I’ve written several articles on writers’ websites for The Book Promotion Newsletter and have posted them on my website: 

~ ~ ~


Ginny Stibolt taught technical writing at a  community college in Maryland before she opened a computer retail store in 1981. She and her staff sold computers with 16K (!) of memory, and taught beginning to advanced computing courses.  In those days, the general population had no idea of what to do with a computer.  Ginny has been working with computers professionally ever since. 

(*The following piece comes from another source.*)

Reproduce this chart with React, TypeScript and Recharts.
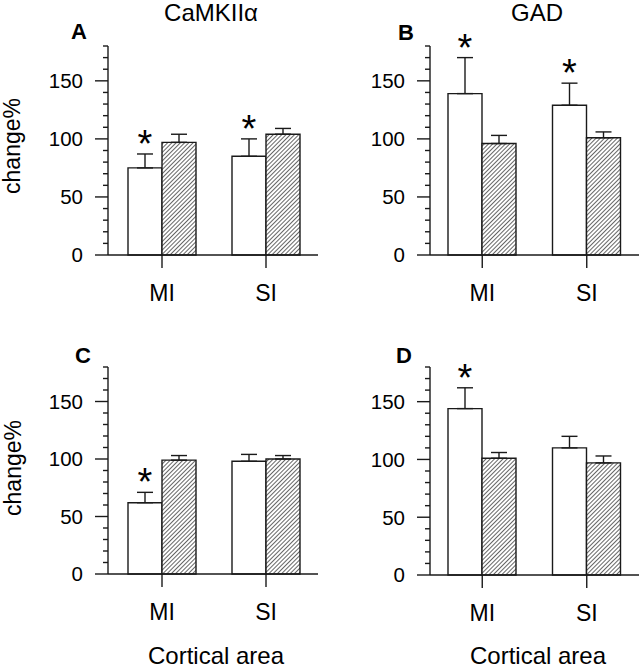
import React from 'react';
import { BarChart, Bar, XAxis, YAxis, ErrorBar, LabelList } from 'recharts';

// categories
const areas = ['MI', 'SI'];
const yTicks = [0, 10, 20, 30, 40, 50, 60, 70, 80, 90, 100, 110, 120, 130, 140, 150, 160, 170, 180];

// A - CaMKIIa
const aWhite = [75, 85];
const aWhiteErr = [12, 15];
const aHatch = [97, 104];
const aHatchErr = [7, 5];
const aStar = [true, true];

// B - GAD
const bWhite = [139, 129];
const bWhiteErr = [31, 19];
const bHatch = [96, 101];
const bHatchErr = [7, 5];
const bStar = [true, true];

// C - CaMKIIa
const cWhite = [62, 98];
const cWhiteErr = [9, 6];
const cHatch = [99, 100];
const cHatchErr = [4, 3];
const cStar = [true, false];

// D - GAD
const dWhite = [144, 110];
const dWhiteErr = [18, 10];
const dHatch = [101, 97];
const dHatchErr = [5, 6];
const dStar = [true, false];

const ink = '#1a1a1a';
const font = '"Liberation Sans", Arial, sans-serif';
const lw = 1.4;

type Row = { area: string; white: number; whiteErr: number[]; hatch: number; hatchErr: number[]; star: boolean };

function buildRows(white: number[], whiteErr: number[], hatch: number[], hatchErr: number[], star: boolean[]): Row[] {
  return areas.map((area, i) => ({
    area,
    white: white[i],
    whiteErr: [0, whiteErr[i]],
    hatch: hatch[i],
    hatchErr: [0, hatchErr[i]],
    star: star[i],
  }));
}

function YTick(props: any) {
  const { x, y, payload } = props;
  const major = payload.value % 50 === 0;
  return (
    <g>
      <line x1={x - (major ? 13 : 5)} x2={x} y1={y} y2={y} stroke={ink} strokeWidth={lw} />
      {major && (
        <text x={x - 25} y={y} dy="0.36em" textAnchor="end" fontSize={20.5} fontFamily={font} fill="#000">
          {payload.value}
        </text>
      )}
    </g>
  );
}

function renderStar(p: any, rows: Row[]) {
  const row = rows[p.index];
  if (!row || !row.star) return null;
  const x = p.x ?? p.viewBox?.x;
  const y = p.y ?? p.viewBox?.y;
  const w = p.width ?? p.viewBox?.width;
  const h = p.height ?? p.viewBox?.height;
  const ratio = h / row.white;
  const errTop = y - row.whiteErr[1] * ratio;
  return (
    <text x={x + w / 2} y={errTop + 3} textAnchor="middle" fontSize={38} fontFamily={font} fill="#000">
      *
    </text>
  );
}

function Panel({ id, rows, left, top, height, marginTop, marginRight, padLeft }: {
  id: string; rows: Row[]; left: number; top: number; height: number; marginTop: number; marginRight: number; padLeft: number;
}) {
  return (
    <div style={{ position: 'absolute', left, top }}>
      <BarChart
        width={322}
        height={height}
        data={rows}
        margin={{ top: marginTop, right: marginRight, left: 0, bottom: 0 }}
        barGap={0}
        barSize={34}
      >
        <defs>
          <pattern id={`hatch-${id}`} patternUnits="userSpaceOnUse" width={3} height={3} patternTransform="rotate(45)">
            <rect width={3} height={3} fill="#fff" />
            <line x1={0} y1={0} x2={0} y2={3} stroke="#333" strokeWidth={1.5} />
          </pattern>
        </defs>
        <XAxis
          dataKey="area"
          height={55}
          padding={{ left: padLeft, right: 0 }}
          tickSize={13}
          tickMargin={17}
          axisLine={{ stroke: ink, strokeWidth: lw }}
          tickLine={{ stroke: ink, strokeWidth: lw }}
          tick={{ fontSize: 23, fill: '#000', fontFamily: font }}
        />
        <YAxis
          width={108}
          domain={[0, 180]}
          ticks={yTicks}
          interval={0}
          tickSize={0}
          tickMargin={0}
          tickLine={false}
          axisLine={{ stroke: ink, strokeWidth: lw }}
          tick={<YTick />}
        />
        <Bar dataKey="white" fill="#fff" stroke={ink} strokeWidth={lw} isAnimationActive={false}>
          <ErrorBar dataKey="whiteErr" width={8} stroke={ink} strokeWidth={lw} direction="y" />
          <LabelList dataKey="white" content={(p: any) => renderStar(p, rows)} />
        </Bar>
        <Bar dataKey="hatch" fill={`url(#hatch-${id})`} stroke={ink} strokeWidth={lw} isAnimationActive={false}>
          <ErrorBar dataKey="hatchErr" width={8} stroke={ink} strokeWidth={lw} direction="y" />
        </Bar>
      </BarChart>
    </div>
  );
}

function Overlay() {
  const t = { fontFamily: font, fill: '#000' };
  return (
    <svg width={644} height={669} style={{ position: 'absolute', left: 0, top: 0, pointerEvents: 'none' }}>
      <text x={211} y={21} textAnchor="middle" fontSize={24} {...t}>CaMKIIα</text>
      <text x={537} y={21} textAnchor="middle" fontSize={24} {...t}>GAD</text>
      <text x={71} y={39} fontSize={22} fontWeight="bold" {...t}>A</text>
      <text x={398} y={40} fontSize={22} fontWeight="bold" {...t}>B</text>
      <text x={75} y={363} fontSize={22} fontWeight="bold" {...t}>C</text>
      <text x={396} y={363} fontSize={22} fontWeight="bold" {...t}>D</text>
      <text transform="translate(20,146) rotate(-90)" textAnchor="middle" fontSize={23} {...t}>change%</text>
      <text transform="translate(21,468) rotate(-90)" textAnchor="middle" fontSize={23} {...t}>change%</text>
      <text x={216} y={664} textAnchor="middle" fontSize={24} {...t}>Cortical area</text>
      <text x={538} y={664} textAnchor="middle" fontSize={24} {...t}>Cortical area</text>
    </svg>
  );
}

export default function App() {
  const rowsA = buildRows(aWhite, aWhiteErr, aHatch, aHatchErr, aStar);
  const rowsB = buildRows(bWhite, bWhiteErr, bHatch, bHatchErr, bStar);
  const rowsC = buildRows(cWhite, cWhiteErr, cHatch, cHatchErr, cStar);
  const rowsD = buildRows(dWhite, dWhiteErr, dHatch, dHatchErr, dStar);
  return (
    <div style={{ position: 'absolute', left: 0, top: 0, width: 644, height: 669, background: '#fff', overflow: 'hidden' }}>
      <Panel id="a" rows={rowsA} left={0} top={0} height={310} marginTop={46} marginRight={4} padLeft={2} />
      <Panel id="b" rows={rowsB} left={322} top={0} height={310} marginTop={46} marginRight={5} padLeft={0} />
      <Panel id="c" rows={rowsC} left={0} top={320} height={309} marginTop={47} marginRight={4} padLeft={2} />
      <Panel id="d" rows={rowsD} left={322} top={321} height={309} marginTop={46} marginRight={5} padLeft={0} />
      <Overlay />
    </div>
  );
}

In 1994, Ginny developed and maintained the website for her software company until she sold the business in 2000. She then worked for the Business and Computer Division at another Maryland community college where she developed the division's web pages and taught business and computer courses.  Always the entrepreneur, she started Sky-bolt Enterprises in 2001. Ginny has a mission to help writers and other professionals maximize their web presence through practical design and good marketing. She’s been known to contact perfect strangers with ideas for their web pages.  

~ ~ ~

Please let me know if you need more information or references.

Ginny Stibolt


If I can create a website, anyone can! After Ginny’s class at the First Coast Writers' Festival, I purchased the Microsoft FrontPage software, took it home, and dug in.

For my first attempt, I chose one of the formats included in the software package. I worked for several days until I was happy with the results. Ginny provided several suggestions for improvement.  I will add more pages to the site as I update. 

The best thing? I gained an enormous amount of confidence and pride from learning to do it myself. After all, I am the author, so I should be responsible for my own website. I plan to launch a second site related to writing within the next few months. This time, I may stretch my brain and do the page designs from scratch. Why not?

I was dragged into the computer generation. A few years back, I couldn’t even turn one on without breaking into a cold sweat. No one should shy away from at least trying!